C’est un bas-relief grandiose, peut-être un des plus grands au monde (25 m de long × 12 m de hauteur), véritable œuvre d’art, sculpté dans deux monolithiques.

La pénitence d’Arjuna ou la descente du Gange

Ce détail du chat imitant la posture d’un ascète, avec les souris qui le vénère, serait un avertissement par rapports aux Yogis. Si effectivement ils peuvent effectuer un exploit vénérable, les souris ignorent toujours que le chat utilise la pose pour jouer avec eux afin qu’il puisse avoir son choix au moment de son repas.

Cette fresque fait l’objet de deux interprétations différentes :

La première interprétation consiste à dire qu’un des personnages du bas-relief, qui se tient debout sur une jambe les mains levées au ciel, est Arjuna, le héros de l’épopée du Mahabaratha. Il est en train d’effectuer une ascèse afin d’obtenir l’arme la plus puissante du dieu Shiva, la Pasupata Astra, censée vaincre les Kauravas, ses cousins ennemis. La Pasupata Astra, serait une arme lançant des flèches à répétition.
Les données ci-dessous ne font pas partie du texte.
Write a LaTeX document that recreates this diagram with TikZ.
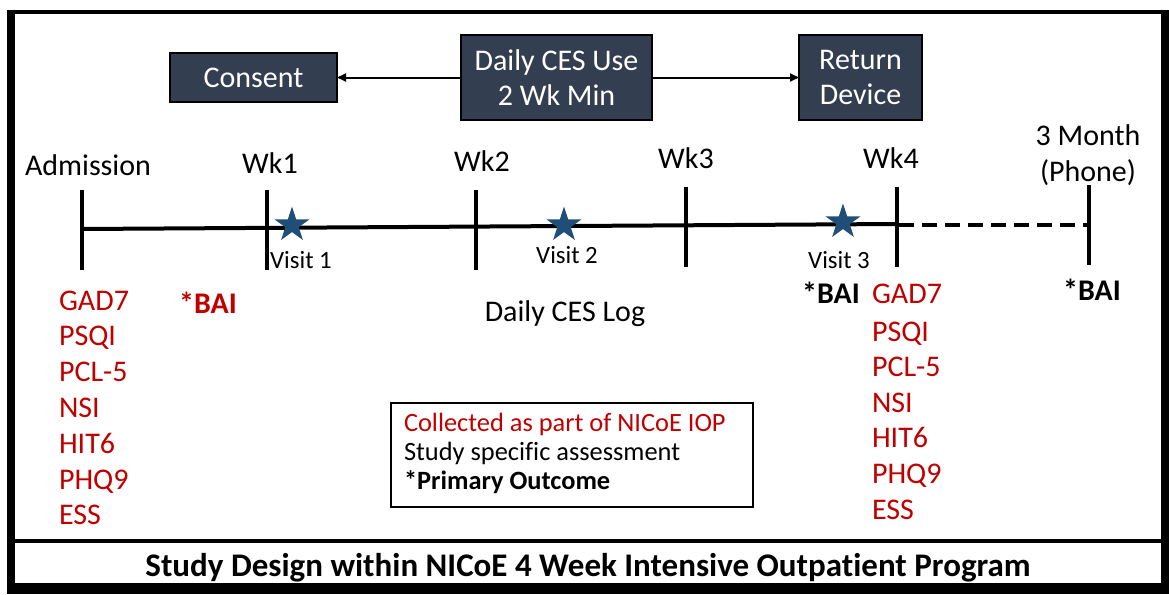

Selon la deuxième interprétation, le personnage se tenant sur une jambe n’est pas Arjuna mais le sage Bhagiratha effectuant une ascèse afin de faire couler le Gange sur terre pour laver les cendres de ses proches et les libérer de leurs péchés.

Certains théoriciens pensent aussi que cette fresque a une double narration en simultanée décrivant à la fois l’histoire d’Arjuna et de Bhagiratha.

Un tronc commun

Nous trouvons des traces de postures de yoga standard dans des positions debout, accroupi ou en flexion dans d’autres groupes extra-yogiques tels que ceux de la Natya (danse) et les pratiquants d’arts martiaux hindous. Les textes de Dhanurvéda (traité sur l’art de la guerre, diversement intitulés et différemment datés) nous indiquent des Asana spécifiques étaient utilisés à des fins spécifiques.

Le développement des pratiques dynamiques du hatha-yoga pourrait être lié aux arts martiaux traditionnels indiens et certainement… aux danses. Il semble exister des emprunts et un enrichissement mutuel des techniques (mais pas en ce qui concerne les objectifs) entre ces systèmes. Par exemple, un livre de NE Sjoman intitulé « La tradition du yoga du palais de Mysore » contient des illustrations de textes de Mala Purana : des exercices préparatoires pour les combattants hindous professionnels qui ont été utilisés de manière sélective par Shri Krishnamacharya dans ses enseignements de hatha yoga. Dans le sud de l’Inde, dans un art martial Kalaripayattu, il existe des exercices similaires aux asanas et aux vinyasa.

Les préparations et les mouvements de base dans les danses indiennes comprennent non seulement les éléments des asana hatha-yoga, mais également des variantes complètes des asana considérés comme classiques.